Wednesday, September 28, 2016

A Wet Setup for the Eastern U.S.

Much of the northeastern U.S. has been dealing with abnormally dry to extreme drought conditions this past summer and early fall. Some relief came in the past two weeks in the southern part of the region, but that last U.S. Drought Monitor still depicted large areas of severe to extreme drought in the Northeast, with dry conditions generally extending southwest long the Appalachians into northern Georgia and Alabama.

Showers and thunderstorms, some severe, are already rolling through western and central Virginia and central North Carolina. This precipitation is associated with a somewhat complex surface system over the upper Ohio Valley and western North Carolina.

Surface map for 7:00 p.m. CDT Wednesday, September 28, 2016.
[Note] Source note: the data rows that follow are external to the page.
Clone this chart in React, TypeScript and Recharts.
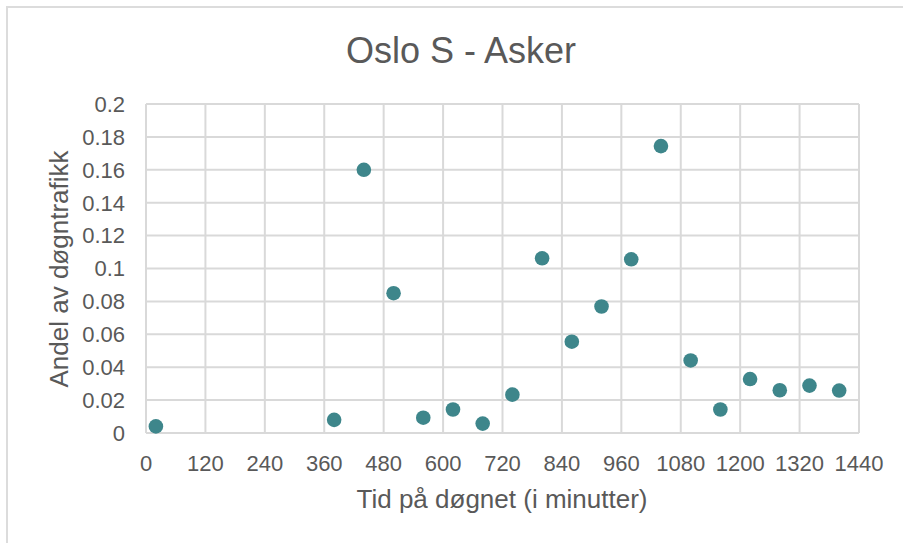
import React from "react";
import { ScatterChart, Scatter, XAxis, YAxis, CartesianGrid } from "recharts";

const minutes = [20, 380, 440, 500, 560, 620, 680, 740, 800, 860, 920, 980, 1040, 1100, 1160, 1220, 1280, 1340, 1400];
const shares = [0.004, 0.008, 0.16, 0.085, 0.0093, 0.0143, 0.0057, 0.0233, 0.1062, 0.0555, 0.0769, 0.1056, 0.1744, 0.0441, 0.0143, 0.0328, 0.026, 0.0288, 0.0258];
const xTicks = [0, 120, 240, 360, 480, 600, 720, 840, 960, 1080, 1200, 1320, 1440];
const yTicks = [0, 0.02, 0.04, 0.06, 0.08, 0.1, 0.12, 0.14, 0.16, 0.18, 0.2];

const title = "Oslo S - Asker";
const xTitle = "Tid på døgnet (i minutter)";
const yTitle = "Andel av døgntrafikk";

const data = minutes.map((m, i) => ({ x: m, y: shares[i] }));

const FONT = "'Liberation Sans', Arial, sans-serif";
const GRID = "#d9d9d9";
const TEXT = "#595959";

const Dot = (props: any) => <circle cx={props.cx} cy={props.cy} r={7.3} fill="#3e868b" />;

export default function App() {
  return (
    <div style={{ position: "absolute", left: 0, top: 0, width: 903, height: 543, background: "#fff", overflow: "hidden", fontFamily: FONT }}>
      <div style={{ position: "absolute", left: 6, top: 6, width: 920, height: 560, borderLeft: "2px solid #dcdcdc", borderTop: "2px solid #dcdcdc" }} />
      <ScatterChart width={903} height={543} margin={{ top: 104, right: 44, bottom: 70, left: 66 }}>
        <CartesianGrid stroke={GRID} strokeWidth={2} />
        <XAxis
          type="number"
          dataKey="x"
          domain={[0, 1440]}
          ticks={xTicks}
          height={40}
          tickSize={0}
          tickMargin={22}
          axisLine={{ stroke: GRID, strokeWidth: 2 }}
          tickLine={false}
          tick={{ fill: TEXT, fontSize: 22, fontFamily: FONT }}
          interval={0}
        />
        <YAxis
          type="number"
          dataKey="y"
          domain={[0, 0.2]}
          ticks={yTicks}
          width={80}
          tickSize={0}
          tickMargin={21}
          axisLine={false}
          tickLine={false}
          tick={{ fill: TEXT, fontSize: 22, fontFamily: FONT }}
          interval={0}
        />
        <Scatter data={data} shape={Dot} isAnimationActive={false} />
      </ScatterChart>
      <svg width={903} height={543} style={{ position: "absolute", left: 0, top: 0, pointerEvents: "none" }}>
        <text x={461} y={63} textAnchor="middle" fill={TEXT} fontSize={36} fontFamily={FONT}>{title}</text>
        <text x={502} y={508} textAnchor="middle" fill={TEXT} fontSize={26} fontFamily={FONT}>{xTitle}</text>
        <text x={0} y={0} transform="translate(68,269) rotate(-90)" textAnchor="middle" fill={TEXT} fontSize={26} fontFamily={FONT}>{yTitle}</text>
      </svg>
    </div>
  );
}
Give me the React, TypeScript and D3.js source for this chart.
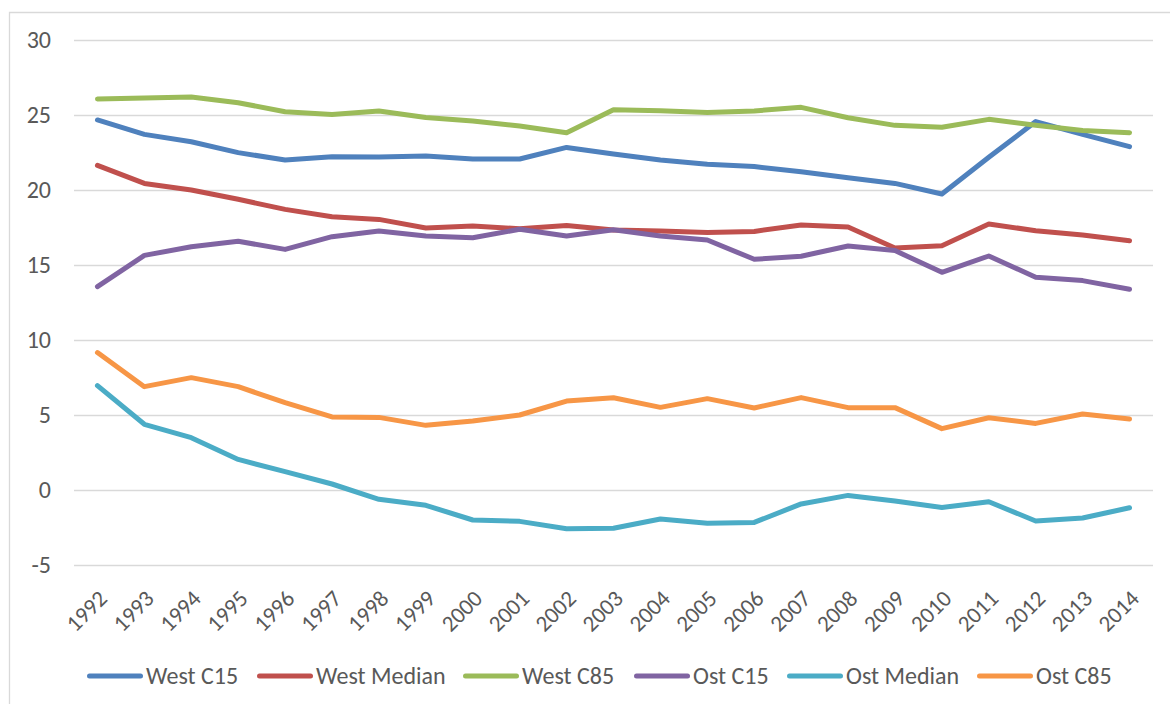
import { useEffect, useRef } from "react";
import * as d3 from "d3";

const years = [
  "1992", "1993", "1994", "1995", "1996", "1997", "1998", "1999", "2000", "2001", "2002", "2003",
  "2004", "2005", "2006", "2007", "2008", "2009", "2010", "2011", "2012", "2013", "2014",
];

const westC15 = [24.67, 23.71, 23.22, 22.49, 22.0, 22.22, 22.2, 22.27, 22.07, 22.07, 22.84, 22.4, 22.0, 21.71, 21.56, 21.22, 20.82, 20.44, 19.73, 22.18, 24.56, 23.71, 22.89];
const westMedian = [21.64, 20.44, 20.0, 19.38, 18.71, 18.22, 18.04, 17.47, 17.6, 17.42, 17.64, 17.33, 17.27, 17.16, 17.24, 17.67, 17.53, 16.13, 16.29, 17.73, 17.29, 17.0, 16.62];
const westC85 = [26.07, 26.13, 26.2, 25.82, 25.22, 25.04, 25.27, 24.84, 24.6, 24.27, 23.82, 25.35, 25.29, 25.16, 25.27, 25.51, 24.82, 24.31, 24.18, 24.71, 24.31, 23.96, 23.82];
const ostC15 = [13.56, 15.64, 16.22, 16.58, 16.04, 16.89, 17.27, 16.93, 16.82, 17.38, 16.93, 17.35, 16.93, 16.67, 15.38, 15.58, 16.27, 15.96, 14.51, 15.6, 14.18, 13.96, 13.38];
const ostMedian = [6.96, 4.38, 3.49, 2.04, 1.22, 0.4, -0.62, -1.02, -2.0, -2.09, -2.58, -2.55, -1.93, -2.22, -2.16, -0.93, -0.36, -0.73, -1.16, -0.78, -2.07, -1.87, -1.18];
const ostC85 = [9.16, 6.89, 7.49, 6.89, 5.82, 4.87, 4.84, 4.31, 4.6, 5.0, 5.93, 6.15, 5.51, 6.09, 5.47, 6.16, 5.49, 5.49, 4.09, 4.82, 4.44, 5.07, 4.73];

const seriesNames = ["West C15", "West Median", "West C85", "Ost C15", "Ost Median", "Ost C85"];
const seriesValues = [westC15, westMedian, westC85, ostC15, ostMedian, ostC85];
const colors = ["#4F81BD", "#C0504D", "#9BBB59", "#8064A2", "#4BACC6", "#F79646"];
const yTicks = [-5, 0, 5, 10, 15, 20, 25, 30];

export default function App() {
  const svgRef = useRef<SVGSVGElement>(null);

  useEffect(() => {
    if (!svgRef.current) return;
    const W = 1170;
    const H = 704;
    const font = "Carlito, 'Liberation Sans', Arial, sans-serif";
    const textColor = "#595959";
    const svg = d3.select(svgRef.current).attr("width", W).attr("height", H);
    svg.selectAll("*").remove();

    svg.append("rect").attr("x", 0).attr("y", 0).attr("width", W).attr("height", H).attr("fill", "#fff");
    // chart border (top and left edges visible)
    svg.append("path").attr("d", `M9.5,${H} V12.5 H${W}`)
      .attr("fill", "none").attr("stroke", "#d9d9d9").attr("stroke-width", 1.3);

    const x = d3.scaleBand().domain(years).range([74, 1153]);
    const y = d3.scaleLinear().domain([-5, 30]).range([565, 40]);
    const cx = (d: string) => (x(d) ?? 0) + x.bandwidth() / 2;

    // Grid lines
    svg.append("g")
      .attr("transform", "translate(74,0)")
      .call(d3.axisLeft(y).tickValues(yTicks).tickSize(-(1153 - 74)).tickFormat(() => ""))
      .call((g) => g.select(".domain").remove())
      .call((g) => g.selectAll(".tick line").attr("stroke", "#d9d9d9").attr("stroke-width", 1.4));

    // Y labels
    svg.append("g").selectAll("text").data(yTicks).enter().append("text")
      .attr("x", 51).attr("y", (d) => y(d)).attr("dy", "0.35em").attr("text-anchor", "end")
      .attr("fill", textColor).attr("font-size", "24px").attr("font-family", font)
      .text((d) => String(d));

    // X labels
    svg.append("g").selectAll("text").data(years).enter().append("text")
      .attr("transform", (d) => `translate(${cx(d) + 11},600) rotate(-45)`)
      .attr("text-anchor", "end")
      .attr("fill", textColor).attr("font-size", "23px").attr("font-family", font)
      .text((d) => d);

    const line = d3.line<number>()
      .x((_, i) => cx(years[i]))
      .y((d) => y(d));

    seriesValues.forEach((vals, i) => {
      svg.append("path").datum(vals)
        .attr("d", line)
        .attr("fill", "none").attr("stroke", colors[i]).attr("stroke-width", 5)
        .attr("stroke-linejoin", "round").attr("stroke-linecap", "round");
    });

    // Legend
    const legendStarts = [87, 257, 463, 634, 787, 977];
    const ly = 676;
    const lg = svg.append("g");
    seriesNames.forEach((name, i) => {
      const lx = legendStarts[i];
      lg.append("line").attr("x1", lx + 2.5).attr("x2", lx + 53.5)
        .attr("y1", ly).attr("y2", ly)
        .attr("stroke", colors[i]).attr("stroke-width", 5).attr("stroke-linecap", "round");
      lg.append("text").attr("x", lx + 59).attr("y", ly).attr("dy", "0.35em")
        .attr("fill", textColor).attr("font-size", "24px").attr("font-family", font)
        .text(name);
    });
  }, []);

  return (
    <div style={{ position: "absolute", left: 0, top: 0 }}>
      <svg ref={svgRef} style={{ display: "block" }} />
    </div>
  );
}
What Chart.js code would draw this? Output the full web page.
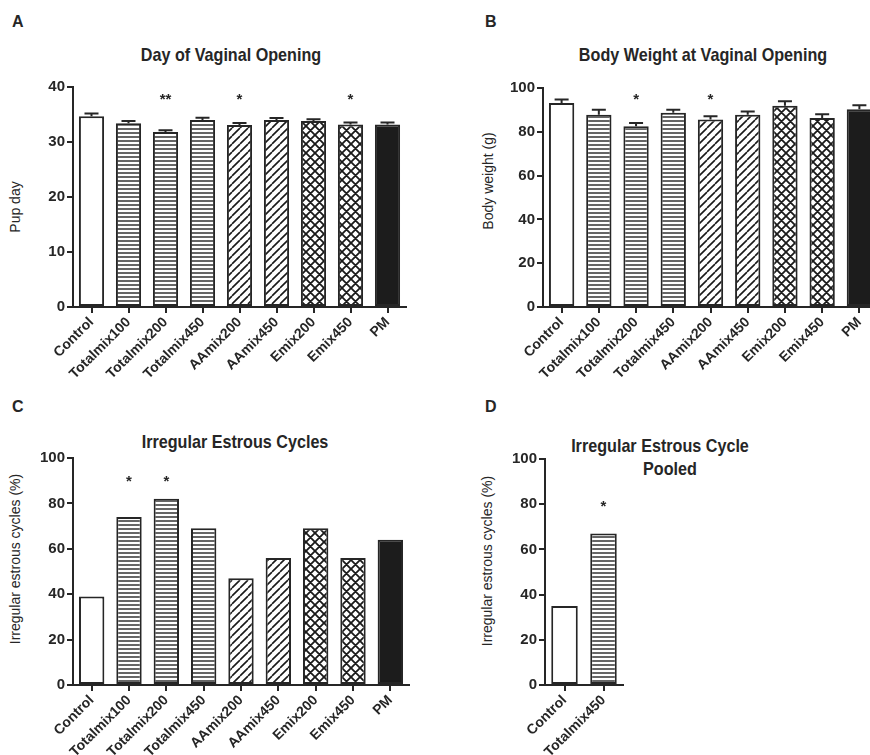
<!DOCTYPE html>
<html>
<head>
<meta charset="utf-8">
<script src="https://cdn.jsdelivr.net/npm/chart.js@4.4.1/dist/chart.umd.min.js"></script>
<style>
  html, body { margin: 0; padding: 0; background: #fff; overflow: hidden; }
  body { width: 870px; height: 755px; position: relative; }
  canvas { position: absolute; }
  .txt { position: absolute; white-space: nowrap; color: #262626; }
  .letter { font: bold 16px 'Liberation Sans', Arial, sans-serif; line-height: 16px; }
  .title { font: bold 19px 'Liberation Sans', Arial, sans-serif; line-height: 19px; width: 400px; text-align: center; transform: scaleX(0.85); }
  .ytitle { font: 14px 'Liberation Sans', Arial, sans-serif; line-height: 20px; width: 300px; height: 20px; text-align: center; transform: rotate(-90deg); }
</style>
</head>
<body>

<div class="txt letter" style="left:12px; top:14px;">A</div>
<div class="txt letter" style="left:485px; top:14px;">B</div>
<div class="txt letter" style="left:12px; top:399px;">C</div>
<div class="txt letter" style="left:485px; top:399px;">D</div>

<div class="txt title" style="left:31px; top:45px;">Day of Vaginal Opening</div>
<div class="txt title" style="left:503px; top:45px;">Body Weight at Vaginal Opening</div>
<div class="txt title" style="left:35px; top:432px;">Irregular Estrous Cycles</div>
<div class="txt title" style="left:460px; top:436px;">Irregular Estrous Cycle</div>
<div class="txt title" style="left:470px; top:459px;">Pooled</div>

<div class="txt ytitle" style="left:-135px; top:197px;">Pup day</div>
<div class="txt ytitle" style="left:338px; top:171px;">Body weight (g)</div>
<div class="txt ytitle" style="left:-135px; top:549px;">Irregular estrous cycles (%)</div>
<div class="txt ytitle" style="left:337px; top:551px;">Irregular estrous cycles (%)</div>

<canvas id="chartA" width="435" height="380" style="left:0px; top:0px;"></canvas>
<canvas id="chartB" width="460" height="380" style="left:435px; top:0px;"></canvas>
<canvas id="chartC" width="435" height="375" style="left:0px; top:380px;"></canvas>
<canvas id="chartD" width="435" height="375" style="left:435px; top:380px;"></canvas>

<script>
// groups on the x axis
const groups = ['Control', 'Totalmix100', 'Totalmix200', 'Totalmix450', 'AAmix200', 'AAmix450', 'Emix200', 'Emix450', 'PM'];
const pooledGroups = ['Control', 'Totalmix450'];

// A - day of vaginal opening (mean, sem)
const openingDay = [34.7, 33.4, 31.8, 34.0, 33.1, 34.0, 33.8, 33.2, 33.2];
const openingDaySem = [0.5, 0.4, 0.35, 0.4, 0.35, 0.35, 0.35, 0.35, 0.35];
const openingDaySig = ['', '', '**', '', '*', '', '', '*', ''];

// B - body weight at vaginal opening (mean, sem)
const openingWeight = [93.1, 87.8, 82.5, 88.7, 85.6, 87.8, 91.9, 86.3, 90.3];
const openingWeightSem = [1.7, 2.3, 1.5, 1.4, 1.5, 1.5, 2.0, 1.7, 1.8];
const openingWeightSig = ['', '', '*', '', '*', '', '', '', ''];

// C - irregular estrous cycles (%)
const irregular = [39, 74, 82, 69, 47, 56, 69, 56, 64];
const irregularSig = ['', '*', '*', '', '', '', '', '', ''];

// D - pooled
const pooled = [35, 67];
const pooledSig = ['', '*'];

const INK = '#262626';
const FONT = "'Liberation Sans', Arial, sans-serif";

function makePattern(kind) {
  const c = document.createElement('canvas');
  const g = c.getContext('2d');
  if (kind === 'hlines') {
    c.width = 4; c.height = 4;
    g.fillStyle = '#fff'; g.fillRect(0, 0, 4, 4);
    g.fillStyle = '#666'; g.fillRect(0, 0, 4, 2);
  } else {
    const n = kind === 'cross' ? 9 : 8;
    c.width = n; c.height = n;
    g.fillStyle = '#fff'; g.fillRect(0, 0, n, n);
    g.strokeStyle = '#1a1a1a'; g.lineWidth = kind === 'cross' ? 1.8 : 1.6;
    g.beginPath();
    for (const o of [-n, 0, n]) {
      g.moveTo(o, n); g.lineTo(o + n, 0);
      if (kind === 'cross') { g.moveTo(o, 0); g.lineTo(o + n, n); }
    }
    g.stroke();
  }
  return g.createPattern(c, 'repeat');
}

const fills = {
  hlines: makePattern('hlines'),
  diag: makePattern('diag'),
  cross: makePattern('cross')
};

function fillFor(name) {
  if (name.startsWith('Totalmix')) return fills.hlines;
  if (name.startsWith('AAmix')) return fills.diag;
  if (name.startsWith('Emix')) return fills.cross;
  if (name === 'PM') return '#1c1c1c';
  return '#fff';
}

// upper error bars (Prism style)
const errorBars = {
  id: 'errorBars',
  afterDatasetsDraw(chart, args, opts) {
    if (!opts.sem) return;
    const {ctx} = chart;
    const y = chart.scales.y;
    const meta = chart.getDatasetMeta(0);
    const values = chart.data.datasets[0].data;
    ctx.save();
    ctx.strokeStyle = INK;
    ctx.lineWidth = 2;
    meta.data.forEach((bar, i) => {
      const top = y.getPixelForValue(values[i] + opts.sem[i]);
      ctx.beginPath();
      ctx.moveTo(bar.x, bar.y);
      ctx.lineTo(bar.x, top);
      ctx.moveTo(bar.x - 7, top);
      ctx.lineTo(bar.x + 7, top);
      ctx.stroke();
    });
    ctx.restore();
  }
};

const sigMarks = {
  id: 'sigMarks',
  afterDatasetsDraw(chart, args, opts) {
    if (!opts.marks) return;
    const {ctx} = chart;
    const y = chart.scales.y.getPixelForValue(opts.level);
    const meta = chart.getDatasetMeta(0);
    ctx.save();
    ctx.font = 'bold 15px ' + FONT;
    ctx.fillStyle = INK;
    ctx.textAlign = 'center';
    ctx.textBaseline = 'alphabetic';
    meta.data.forEach((bar, i) => {
      const s = opts.marks[i];
      if (!s) return;
      const m = ctx.measureText(s);
      ctx.fillText(s, bar.x, y + (m.actualBoundingBoxAscent - m.actualBoundingBoxDescent) / 2);
    });
    ctx.restore();
  }
};

function barChart(id, labels, values, o) {
  return new Chart(document.getElementById(id), {
    type: 'bar',
    data: {
      labels: labels,
      datasets: [{
        data: values,
        backgroundColor: labels.map(fillFor),
        borderColor: INK,
        borderWidth: 2,
        borderSkipped: false,
        barPercentage: 0.68,
        categoryPercentage: 1
      }]
    },
    options: {
      responsive: false,
      animation: false,
      layout: { padding: o.padding },
      plugins: {
        legend: { display: false },
        tooltip: { enabled: false },
        title: { display: false },
        errorBars: { sem: o.sem },
        sigMarks: { marks: o.sig, level: o.sigLevel }
      },
      scales: {
        x: {
          grid: { offset: false, drawOnChartArea: false, tickLength: 6, lineWidth: 2, color: INK },
          border: { color: INK, width: 2, z: 1 },
          ticks: { autoSkip: false, minRotation: 45, maxRotation: 45, padding: 1, color: INK,
                   font: { family: FONT, size: 14, weight: 'bold' } },
          afterFit: s => { s.height = o.xHeight; }
        },
        y: {
          min: 0, max: o.max,
          grid: { drawOnChartArea: false, tickLength: 6, lineWidth: 2, color: INK },
          border: { color: INK, width: 2, z: 1 },
          ticks: { stepSize: o.step, padding: 2, color: INK,
                   font: { family: FONT, size: 15, weight: 'bold' } },
          afterFit: s => { s.width = o.yWidth; }
        }
      }
    },
    plugins: [errorBars, sigMarks]
  });
}

barChart('chartA', groups, openingDay, {
  padding: { left: 0, right: 29, top: 87, bottom: 0 },
  yWidth: 73, xHeight: 73, max: 40, step: 10,
  sem: openingDaySem, sig: openingDaySig, sigLevel: 38.2
});

barChart('chartB', groups, openingWeight, {
  padding: { left: 0, right: 17, top: 88, bottom: 0 },
  yWidth: 108, xHeight: 73, max: 100, step: 20,
  sem: openingWeightSem, sig: openingWeightSig, sigLevel: 95.7
});

barChart('chartC', groups, irregular, {
  padding: { left: 0, right: 26, top: 78, bottom: 0 },
  yWidth: 73, xHeight: 70, max: 100, step: 20,
  sig: irregularSig, sigLevel: 90.7
});

barChart('chartD', pooledGroups, pooled, {
  padding: { left: 0, right: 247, top: 79, bottom: 0 },
  yWidth: 110, xHeight: 70, max: 100, step: 20,
  sig: pooledSig, sigLevel: 80.2
});
</script>
</body>
</html>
The surface system in turn is associated with a large closed upper low centered over central Indiana. That low has brought very cool weather to the Great Lakes and central Midwest along with the wet weather. Typically close or cutoff lows like this move very slowly, since they are separated from the overall jet stream flow. This upper low is expected to move very little over the next 48 to 72 hours, drifting south to northern Kentucky, then back north to northern Indiana.

500 millibar map for 7:00 p.m. CDT Wednesday, September 28, 2016

This kind of setup means a prolonged period of wet weather for the central Appalachians northward into New England. The heaviest rainfall is expected to be northeast of the low center. Over the next seven days the highest amounts are expected from the eastern Great Lakes across southern Pennsylvania into northern Virginia as well as southern New England.

Quantitative Precipitation Forecast for the 7-day period ending 7:00 p..m. CDT Wednesday, October 5, 2016.

The fly in the ointment at this point is Tropical Storm Matthew. It is currently located just east of the Windward Islands and is moving west. The latest forecasts take Matthew into the eastern and central Caribbean Sea by the weekend. Beyond that the forecast track for Matthew, which should by then be a hurricane, is uncertain and there is low confidence in the projected path.